Hanwen Cao; Haobo Lu; Xiaosen Wang; Kun He

2025 ICCV ICCV 2025

ViT-EnsembleAttack: Augmenting Ensemble Models for Stronger Adversarial Transferability in Vision Transformers

Abstract

Ensemble-based attacks have been proven to be effective in enhancing adversarial transferability by aggregating the output of models with various architectures. However, existing research primarily focuses on refining ensemble weights or optimizing the ensemble path, overlooking the exploration of ensemble models to enhance the transferability of adversarial attacks.

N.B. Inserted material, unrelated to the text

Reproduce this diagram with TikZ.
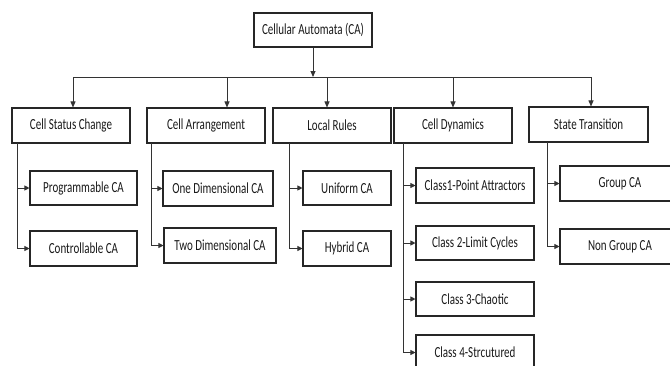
\documentclass[tikz,border=0pt]{standalone}
\usepackage{fontspec}
\usepackage{graphicx}
\setmainfont{Carlito}
\usetikzlibrary{arrows.meta}
\newcommand\tallt[1]{\scalebox{1}[1.4]{#1}}
\tikzset{
  box/.style={draw=black!85, line width=1.1pt, inner sep=0pt, text=black!90,
    font=\fontsize{11}{13}\selectfont},
  conn/.style={draw=black!80, line width=0.9pt},
  darr/.style={conn, -{Triangle[length=6pt,width=5pt]}},
  sarr/.style={conn, -{Triangle[length=5pt,width=5pt]}}
}
\begin{document}
\begin{tikzpicture}[x=1pt,y=-1pt]
\useasboundingbox (0,0) rectangle (670,365);
% root
\node[box, minimum width=118pt, minimum height=34pt] (root) at (313,30) {\tallt{Cellular Automata (CA)}};
% level 1
\node[box, minimum width=118pt, minimum height=35pt] (csc) at (71,125.5) {\tallt{Cell Status Change}};
\node[box, minimum width=118pt, minimum height=35pt] (ca) at (206,125.5) {\tallt{Cell Arrangement}};
\node[box, minimum width=118pt, minimum height=35pt] (lr) at (332,125.5) {\tallt{Local Rules}};
\node[box, minimum width=118pt, minimum height=35pt] (cd) at (453,125.5) {\tallt{Cell Dynamics}};
\node[box, minimum width=119pt, minimum height=35pt] (st) at (588.5,124.5) {\tallt{State Transition}};
% level 2
\node[box, minimum width=107pt, minimum height=34pt] (prog) at (83.5,188) {\tallt{Programmable CA}};
\node[box, minimum width=107pt, minimum height=35pt] (ctrl) at (83.5,248.5) {\tallt{Controllable CA}};
\node[box, minimum width=110pt, minimum height=35pt] (one) at (218,188.5) {\tallt{One Dimensional CA}};
\node[box, minimum width=112pt, minimum height=35pt] (two) at (220,245.5) {\tallt{Two Dimensional CA}};
\node[box, minimum width=88pt, minimum height=34pt] (uni) at (347,188) {\tallt{Uniform CA}};
\node[box, minimum width=88pt, minimum height=35pt] (hyb) at (347,248.5) {\tallt{Hybrid CA}};
\node[box, minimum width=118pt, minimum height=35pt] (c1) at (475,185.5) {\tallt{Class1-Point Attractors}};
\node[box, minimum width=118pt, minimum height=34pt] (c2) at (475,243) {\tallt{Class 2-Limit Cycles}};
\node[box, minimum width=118pt, minimum height=34pt] (c3) at (475,299) {\tallt{Class 3-Chaotic}};
\node[box, minimum width=118pt, minimum height=35pt] (c4) at (475,352.5) {\tallt{Class 4-Strcutured}};
\node[box, minimum width=120pt, minimum height=35pt] (grp) at (620,183.5) {\tallt{Group CA}};
\node[box, minimum width=120pt, minimum height=35pt] (ngrp) at (620,246.5) {\tallt{Non Group CA}};
% bus
\coordinate (bus) at (313,77);
\coordinate (b1) at (73,77);
\coordinate (b2) at (227,77);
\coordinate (b3) at (327,77);
\coordinate (b4) at (453,77);
\coordinate (b5) at (591,77);
\draw[darr] (root.south) -- (bus);
\draw[conn] (b1) -- (b5);
\draw[darr] (b1) -- (b1 |- csc.north);
\draw[darr] (b2) -- (b2 |- ca.north);
\draw[darr] (b3) -- (b3 |- lr.north);
\draw[darr] (b4) -- (b4 |- cd.north);
\draw[darr] (b5) -- (b5 |- st.north);
% trunks
\coordinate (t1) at (17,143);
\coordinate (t2) at (151,143);
\coordinate (t3) at (289,143);
\coordinate (t4) at (403,143);
\coordinate (t5) at (547,142);
\draw[sarr] (t1) |- (prog.west);
\draw[sarr] (t1) |- (ctrl.west);
\draw[sarr] (t2) |- (one.west);
\draw[sarr] (t2) |- (two.west);
\draw[sarr] (t3) |- (uni.west);
\draw[sarr] (t3) |- (hyb.west);
\draw[sarr] (t4) |- (c1.west);
\draw[sarr] (t4) |- (c2.west);
\draw[sarr] (t4) |- (c3.west);
\draw[sarr] (t4) |- (c4.west);
\draw[sarr] (t5) |- (grp.west);
\draw[sarr] (t5) |- (ngrp.west);
\end{tikzpicture}
\end{document}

To address this gap, we propose applying adversarial augmentation to the surrogate models, aiming to boost overall generalization of ensemble models and reduce the risk of adversarial overfitting. Meanwhile, observing that ensemble Vision Transformers (ViTs) gain less attention, we propose ViT-EnsembleAttack based on the idea of model adversarial augmentation, the first ensemble-based attack method tailored for ViTs to the best of our knowledge. Our approach generates augmented models for each surrogate ViT using three strategies: Multi-head dropping, Attention score scaling, and MLP feature mixing, with the associated parameters optimized by Bayesian optimization. These adversarially augmented models are ensembled to generate adversarial examples. Furthermore, we introduce Automatic Reweighting and Step Size Enlargement modules to boost transferability. Extensive experiments demonstrate that ViT-EnsembleAttack significantly enhances the adversarial transferability of ensemble-based attacks on ViTs, outperforming existing methods by a substantial margin. Code is available at https://github.com/Trustworthy-AI-Group/TransferAttack.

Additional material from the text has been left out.